- **WHAT THIS TASK INVOLVES**:
Write out the material again word for word, dropping any images it holds.

- **STORED DATA**:
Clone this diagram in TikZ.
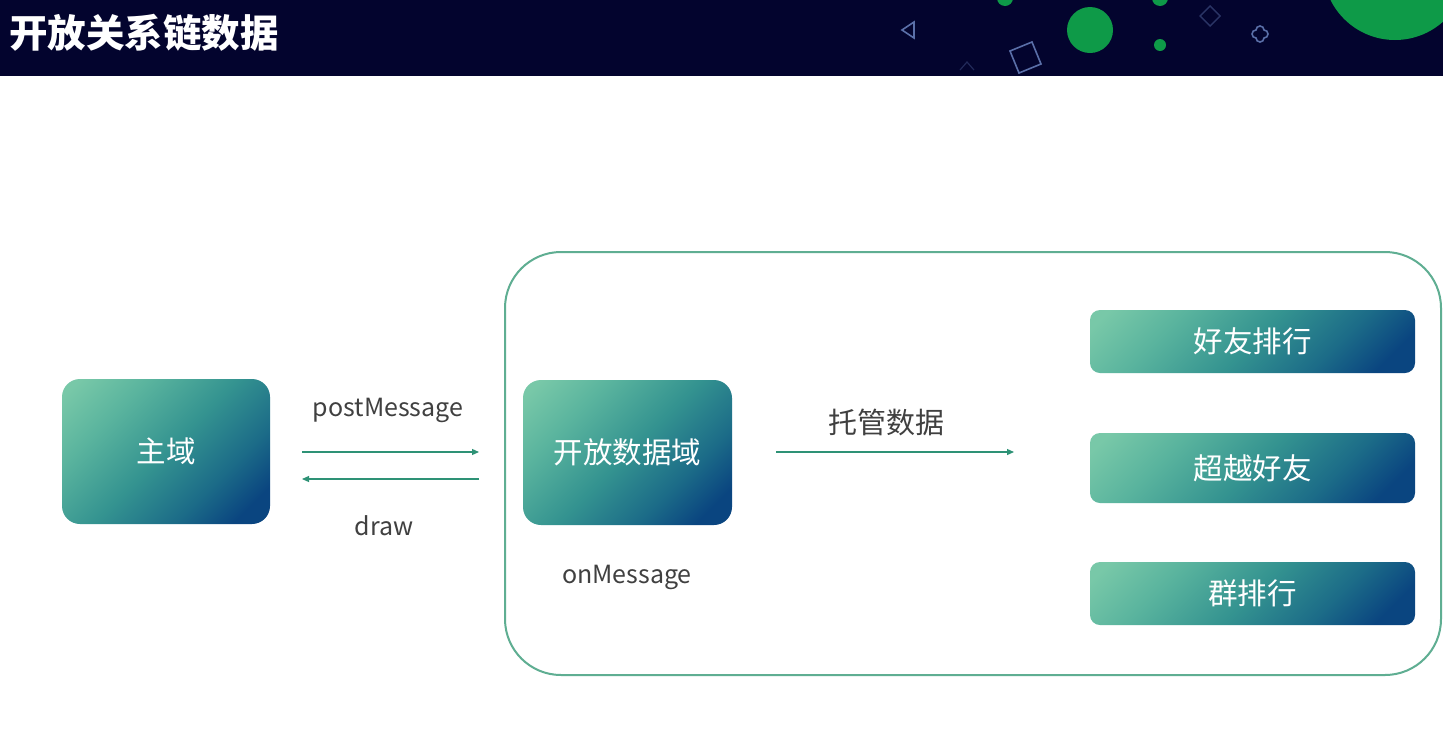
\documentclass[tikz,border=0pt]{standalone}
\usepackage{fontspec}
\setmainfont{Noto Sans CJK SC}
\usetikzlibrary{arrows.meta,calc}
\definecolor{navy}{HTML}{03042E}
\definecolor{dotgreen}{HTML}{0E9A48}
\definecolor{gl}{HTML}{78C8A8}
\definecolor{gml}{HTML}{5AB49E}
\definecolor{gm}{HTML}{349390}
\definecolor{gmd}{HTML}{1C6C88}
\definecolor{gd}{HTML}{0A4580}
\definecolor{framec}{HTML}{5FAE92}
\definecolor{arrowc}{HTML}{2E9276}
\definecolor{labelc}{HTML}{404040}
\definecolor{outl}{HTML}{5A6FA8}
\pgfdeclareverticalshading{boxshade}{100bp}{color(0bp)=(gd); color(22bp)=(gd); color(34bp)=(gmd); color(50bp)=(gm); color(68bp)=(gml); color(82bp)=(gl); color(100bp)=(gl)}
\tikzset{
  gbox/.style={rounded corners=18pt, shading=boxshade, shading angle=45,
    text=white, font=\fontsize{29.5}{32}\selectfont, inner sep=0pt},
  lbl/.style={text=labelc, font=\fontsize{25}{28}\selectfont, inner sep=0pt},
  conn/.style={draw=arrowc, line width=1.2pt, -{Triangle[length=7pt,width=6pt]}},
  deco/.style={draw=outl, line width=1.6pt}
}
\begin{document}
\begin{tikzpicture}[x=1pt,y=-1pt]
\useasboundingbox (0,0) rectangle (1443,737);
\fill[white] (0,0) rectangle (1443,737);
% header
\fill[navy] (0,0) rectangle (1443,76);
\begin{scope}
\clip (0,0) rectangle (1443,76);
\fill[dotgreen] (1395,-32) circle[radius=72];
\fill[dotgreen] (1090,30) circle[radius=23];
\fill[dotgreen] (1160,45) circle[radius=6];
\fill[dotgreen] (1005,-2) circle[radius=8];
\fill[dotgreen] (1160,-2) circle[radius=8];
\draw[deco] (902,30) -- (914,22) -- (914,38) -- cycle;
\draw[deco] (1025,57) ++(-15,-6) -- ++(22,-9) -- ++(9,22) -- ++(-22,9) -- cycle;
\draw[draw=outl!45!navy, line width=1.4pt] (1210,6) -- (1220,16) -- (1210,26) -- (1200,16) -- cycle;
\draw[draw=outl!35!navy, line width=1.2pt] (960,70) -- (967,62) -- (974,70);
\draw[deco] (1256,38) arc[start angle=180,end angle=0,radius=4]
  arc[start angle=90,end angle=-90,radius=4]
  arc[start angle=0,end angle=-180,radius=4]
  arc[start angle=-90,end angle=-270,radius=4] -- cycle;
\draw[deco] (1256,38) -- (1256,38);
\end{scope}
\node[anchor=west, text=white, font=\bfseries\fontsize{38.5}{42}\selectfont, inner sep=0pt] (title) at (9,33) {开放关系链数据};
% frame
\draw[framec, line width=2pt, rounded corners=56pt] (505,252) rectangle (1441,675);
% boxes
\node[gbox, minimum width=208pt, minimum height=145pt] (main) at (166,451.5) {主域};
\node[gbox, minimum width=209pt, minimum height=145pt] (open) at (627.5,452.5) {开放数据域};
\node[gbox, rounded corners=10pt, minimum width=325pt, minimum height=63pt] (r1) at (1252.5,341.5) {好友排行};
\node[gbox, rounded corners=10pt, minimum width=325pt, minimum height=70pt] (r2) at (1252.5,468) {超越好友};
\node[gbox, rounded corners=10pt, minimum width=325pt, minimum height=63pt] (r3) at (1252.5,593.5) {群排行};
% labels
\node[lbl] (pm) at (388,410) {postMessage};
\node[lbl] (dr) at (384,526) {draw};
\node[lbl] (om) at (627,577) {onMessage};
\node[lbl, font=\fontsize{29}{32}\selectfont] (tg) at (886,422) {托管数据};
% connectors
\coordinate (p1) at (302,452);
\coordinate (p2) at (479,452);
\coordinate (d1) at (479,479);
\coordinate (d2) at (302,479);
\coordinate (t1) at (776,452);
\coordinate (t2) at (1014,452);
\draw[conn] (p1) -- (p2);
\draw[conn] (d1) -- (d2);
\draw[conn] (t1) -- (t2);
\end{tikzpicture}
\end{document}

- **REPLY**:
Clone this diagram in TikZ.
\documentclass[tikz,border=0pt]{standalone}
\usepackage{fontspec}
\setmainfont{Noto Sans CJK SC}
\usetikzlibrary{arrows.meta,calc}
\definecolor{navy}{HTML}{03042E}
\definecolor{dotgreen}{HTML}{0E9A48}
\definecolor{gl}{HTML}{78C8A8}
\definecolor{gml}{HTML}{5AB49E}
\definecolor{gm}{HTML}{349390}
\definecolor{gmd}{HTML}{1C6C88}
\definecolor{gd}{HTML}{0A4580}
\definecolor{framec}{HTML}{5FAE92}
\definecolor{arrowc}{HTML}{2E9276}
\definecolor{labelc}{HTML}{404040}
\definecolor{outl}{HTML}{5A6FA8}
\pgfdeclareverticalshading{boxshade}{100bp}{color(0bp)=(gd); color(22bp)=(gd); color(34bp)=(gmd); color(50bp)=(gm); color(68bp)=(gml); color(82bp)=(gl); color(100bp)=(gl)}
\tikzset{
  gbox/.style={rounded corners=18pt, shading=boxshade, shading angle=45,
    text=white, font=\fontsize{29.5}{32}\selectfont, inner sep=0pt},
  lbl/.style={text=labelc, font=\fontsize{25}{28}\selectfont, inner sep=0pt},
  conn/.style={draw=arrowc, line width=1.2pt, -{Triangle[length=7pt,width=6pt]}},
  deco/.style={draw=outl, line width=1.6pt}
}
\begin{document}
\begin{tikzpicture}[x=1pt,y=-1pt]
\useasboundingbox (0,0) rectangle (1443,737);
\fill[white] (0,0) rectangle (1443,737);
% header
\fill[navy] (0,0) rectangle (1443,76);
\begin{scope}
\clip (0,0) rectangle (1443,76);
\fill[dotgreen] (1395,-32) circle[radius=72];
\fill[dotgreen] (1090,30) circle[radius=23];
\fill[dotgreen] (1160,45) circle[radius=6];
\fill[dotgreen] (1005,-2) circle[radius=8];
\fill[dotgreen] (1160,-2) circle[radius=8];
\draw[deco] (902,30) -- (914,22) -- (914,38) -- cycle;
\draw[deco] (1025,57) ++(-15,-6) -- ++(22,-9) -- ++(9,22) -- ++(-22,9) -- cycle;
\draw[draw=outl!45!navy, line width=1.4pt] (1210,6) -- (1220,16) -- (1210,26) -- (1200,16) -- cycle;
\draw[draw=outl!35!navy, line width=1.2pt] (960,70) -- (967,62) -- (974,70);
\draw[deco] (1256,38) arc[start angle=180,end angle=0,radius=4]
  arc[start angle=90,end angle=-90,radius=4]
  arc[start angle=0,end angle=-180,radius=4]
  arc[start angle=-90,end angle=-270,radius=4] -- cycle;
\draw[deco] (1256,38) -- (1256,38);
\end{scope}
\node[anchor=west, text=white, font=\bfseries\fontsize{38.5}{42}\selectfont, inner sep=0pt] (title) at (9,33) {开放关系链数据};
% frame
\draw[framec, line width=2pt, rounded corners=56pt] (505,252) rectangle (1441,675);
% boxes
\node[gbox, minimum width=208pt, minimum height=145pt] (main) at (166,451.5) {主域};
\node[gbox, minimum width=209pt, minimum height=145pt] (open) at (627.5,452.5) {开放数据域};
\node[gbox, rounded corners=10pt, minimum width=325pt, minimum height=63pt] (r1) at (1252.5,341.5) {好友排行};
\node[gbox, rounded corners=10pt, minimum width=325pt, minimum height=70pt] (r2) at (1252.5,468) {超越好友};
\node[gbox, rounded corners=10pt, minimum width=325pt, minimum height=63pt] (r3) at (1252.5,593.5) {群排行};
% labels
\node[lbl] (pm) at (388,410) {postMessage};
\node[lbl] (dr) at (384,526) {draw};
\node[lbl] (om) at (627,577) {onMessage};
\node[lbl, font=\fontsize{29}{32}\selectfont] (tg) at (886,422) {托管数据};
% connectors
\coordinate (p1) at (302,452);
\coordinate (p2) at (479,452);
\coordinate (d1) at (479,479);
\coordinate (d2) at (302,479);
\coordinate (t1) at (776,452);
\coordinate (t2) at (1014,452);
\draw[conn] (p1) -- (p2);
\draw[conn] (d1) -- (d2);
\draw[conn] (t1) -- (t2);
\end{tikzpicture}
\end{document}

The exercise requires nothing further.